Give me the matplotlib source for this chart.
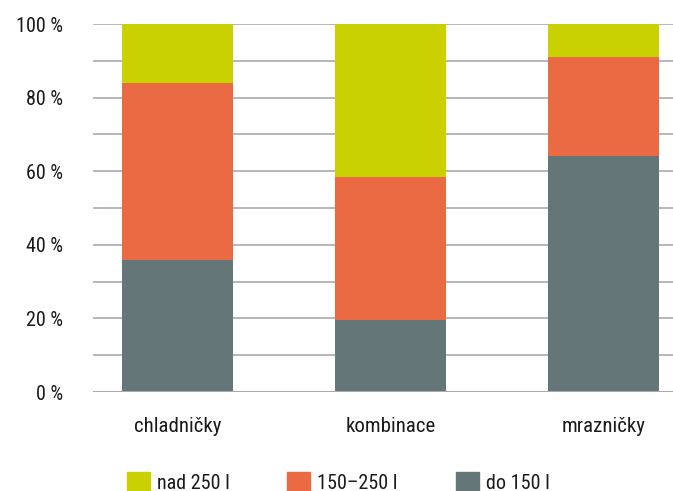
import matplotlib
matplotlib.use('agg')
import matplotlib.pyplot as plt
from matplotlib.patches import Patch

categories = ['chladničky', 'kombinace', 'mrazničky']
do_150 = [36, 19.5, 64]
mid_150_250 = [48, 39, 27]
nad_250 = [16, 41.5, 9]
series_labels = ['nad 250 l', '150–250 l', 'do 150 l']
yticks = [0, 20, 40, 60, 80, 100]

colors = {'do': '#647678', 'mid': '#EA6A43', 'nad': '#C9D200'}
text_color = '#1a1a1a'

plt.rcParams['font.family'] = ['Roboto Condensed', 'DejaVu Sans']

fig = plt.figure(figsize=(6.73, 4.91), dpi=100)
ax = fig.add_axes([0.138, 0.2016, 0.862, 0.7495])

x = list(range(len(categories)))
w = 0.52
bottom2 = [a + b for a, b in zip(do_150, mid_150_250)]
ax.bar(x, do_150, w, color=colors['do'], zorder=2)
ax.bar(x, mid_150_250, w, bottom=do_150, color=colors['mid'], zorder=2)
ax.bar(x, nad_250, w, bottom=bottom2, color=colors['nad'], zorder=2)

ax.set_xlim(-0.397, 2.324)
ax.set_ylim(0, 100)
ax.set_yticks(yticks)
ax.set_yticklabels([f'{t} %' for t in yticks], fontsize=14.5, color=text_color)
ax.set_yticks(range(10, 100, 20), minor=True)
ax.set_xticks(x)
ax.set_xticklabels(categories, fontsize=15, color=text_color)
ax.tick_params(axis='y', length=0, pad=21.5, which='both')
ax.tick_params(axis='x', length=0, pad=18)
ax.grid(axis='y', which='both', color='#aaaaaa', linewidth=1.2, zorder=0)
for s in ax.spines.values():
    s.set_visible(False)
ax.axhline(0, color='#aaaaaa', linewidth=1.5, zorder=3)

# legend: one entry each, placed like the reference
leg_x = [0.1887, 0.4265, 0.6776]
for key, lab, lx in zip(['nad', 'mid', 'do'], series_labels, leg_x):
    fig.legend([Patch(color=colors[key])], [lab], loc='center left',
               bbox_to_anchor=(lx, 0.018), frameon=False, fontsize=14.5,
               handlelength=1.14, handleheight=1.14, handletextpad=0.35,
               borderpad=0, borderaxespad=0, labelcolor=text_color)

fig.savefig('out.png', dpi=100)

○ ○ ○ ○

■ PROBLEM DETAILS ■
Restate exactly, please, only the lines between the start of the data and the line containing "text_color = '#1a1a1a'", both ends included, skipping the pictures.

■ RESULT FOR THIS TASK ■
Give me the matplotlib source for this chart.
import matplotlib
matplotlib.use('agg')
import matplotlib.pyplot as plt
from matplotlib.patches import Patch

categories = ['chladničky', 'kombinace', 'mrazničky']
do_150 = [36, 19.5, 64]
mid_150_250 = [48, 39, 27]
nad_250 = [16, 41.5, 9]
series_labels = ['nad 250 l', '150–250 l', 'do 150 l']
yticks = [0, 20, 40, 60, 80, 100]

colors = {'do': '#647678', 'mid': '#EA6A43', 'nad': '#C9D200'}
text_color = '#1a1a1a'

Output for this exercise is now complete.